◆ **EXERCISE TASK**
Show only lines that include "chart".
+ + +
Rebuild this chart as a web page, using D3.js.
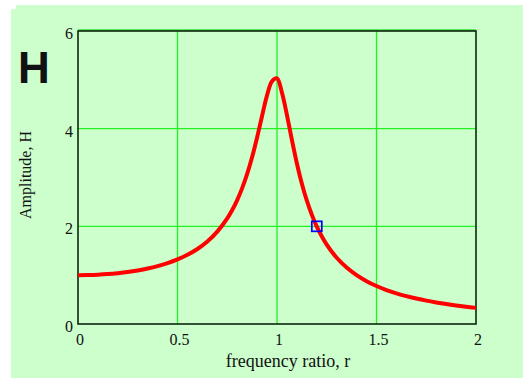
<!DOCTYPE html>
<html>
<head>
<meta charset="utf-8">
<script src="https://cdn.jsdelivr.net/npm/d3@7"></script>
<style>
  body { margin: 0; background: #fff; }
  svg text { font-family: "Liberation Serif", "Times New Roman", serif; fill: #111; }
</style>
</head>
<body>
<svg id="chart" width="523" height="379"></svg>
<script>
// frequency ratio r and amplitude H
const ratios = [0, 0.05, 0.1, 0.15, 0.2, 0.25, 0.3, 0.35, 0.4, 0.45, 0.5, 0.55, 0.6, 0.65, 0.7, 0.75, 0.775, 0.8, 0.825, 0.85, 0.875, 0.9, 0.925, 0.95, 0.975, 1.0,
    1.025, 1.05, 1.075, 1.1, 1.125, 1.15, 1.175, 1.2, 1.25, 1.3, 1.35, 1.4, 1.45, 1.5, 1.55, 1.6, 1.65, 1.7, 1.75, 1.8, 1.85, 1.9, 1.95, 2.0];
const amplitudes = [1.0, 1.003, 1.01, 1.022, 1.041, 1.065, 1.097, 1.136, 1.185, 1.246, 1.322, 1.416, 1.536, 1.689, 1.891, 2.162, 2.334, 2.538, 2.782, 3.073, 3.419, 3.821, 4.261, 4.683, 4.971, 5.03,
    4.736, 4.279, 3.768, 3.288, 2.873, 2.525, 2.236, 1.995, 1.625, 1.356, 1.155, 1.0, 0.877, 0.778, 0.696, 0.628, 0.570, 0.521, 0.478, 0.441, 0.408, 0.379, 0.353, 0.330];
const marker = [1.2, 2.0];
const xTicks = [0, 0.5, 1, 1.5, 2];
const yTicks = [0, 2, 4, 6];

const svg = d3.select('#chart');

// light green panel, with the small notch at its top-left corner
svg.append('path')
    .attr('d', 'M16,5 H523 V378 H11 V9 H16 Z')
    .attr('fill', '#ccffcc');

const x = d3.scaleLinear().domain([0, 2]).range([78, 476]);
const y = d3.scaleLinear().domain([0, 6]).range([324, 31]);

// grid
let grid = svg.append('g').attr('class', 'grid');
grid.selectAll('line.gx')
    .data(xTicks.slice(1, -1))
    .enter()
    .append('line')
    .attr('x1', d => x(d)).attr('x2', d => x(d))
    .attr('y1', y(6)).attr('y2', y(0))
    .attr('stroke', '#22f022')
    .attr('stroke-width', 1.3);
grid.selectAll('line.gy')
    .data(yTicks.slice(1, -1))
    .enter()
    .append('line')
    .attr('x1', x(0)).attr('x2', x(2))
    .attr('y1', d => y(d)).attr('y2', d => y(d))
    .attr('stroke', '#22f022')
    .attr('stroke-width', 1.3);

// frame
svg.append('line')
    .attr('x1', x(0)).attr('x2', x(2))
    .attr('y1', y(6) - 1).attr('y2', y(6) - 1)
    .attr('stroke', '#33dd33').attr('stroke-width', 1.5);
svg.append('rect')
    .attr('x', x(0)).attr('y', y(6))
    .attr('width', x(2) - x(0)).attr('height', y(0) - y(6))
    .attr('fill', 'none')
    .attr('stroke', '#0d260d')
    .attr('stroke-width', 1.6);

// curve
const line = d3.line()
    .x(d => x(d[0]))
    .y(d => y(d[1]))
    .curve(d3.curveCatmullRom.alpha(0.5));

svg.append('path')
    .datum(ratios.map((r, i) => [r, amplitudes[i]]))
    .attr('fill', 'none')
    .attr('stroke', '#ff0000')
    .attr('stroke-width', 4)
    .attr('stroke-linejoin', 'round')
    .attr('d', line);

// marker
svg.append('rect')
    .attr('x', x(marker[0]) - 5)
    .attr('y', y(marker[1]) - 5)
    .attr('width', 10).attr('height', 10)
    .attr('fill', 'none')
    .attr('stroke', '#0000ff')
    .attr('stroke-width', 1.7);

// tick labels
svg.append('g')
    .selectAll('text')
    .data(xTicks)
    .enter()
    .append('text')
    .attr('x', d => x(d) + 2)
    .attr('y', 345)
    .attr('text-anchor', 'middle')
    .attr('font-size', 16)
    .text(d => d);

svg.append('g')
    .selectAll('text')
    .data(yTicks)
    .enter()
    .append('text')
    .attr('x', 73)
    .attr('y', d => y(d) + 8)
    .attr('text-anchor', 'end')
    .attr('font-size', 16)
    .text(d => d);

// axis titles
svg.append('text')
    .attr('x', 288)
    .attr('y', 367)
    .attr('text-anchor', 'middle')
    .attr('font-size', 18)
    .text('frequency ratio, r');

svg.append('text')
    .attr('transform', 'translate(31,175) rotate(-90)')
    .attr('text-anchor', 'middle')
    .attr('font-size', 16)
    .text('Amplitude, H');

svg.append('text')
    .attr('x', 18)
    .attr('y', 83)
    .style('font-family', '"Liberation Sans", Arial, sans-serif')
    .attr('font-weight', 'bold')
    .attr('font-size', 44)
    .text('H');
</script>
</body>
</html>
+ + +
◆ **COMPLETED EXERCISE**
Rebuild this chart as a web page, using D3.js.
<svg id="chart" width="523" height="379"></svg>
const svg = d3.select('#chart');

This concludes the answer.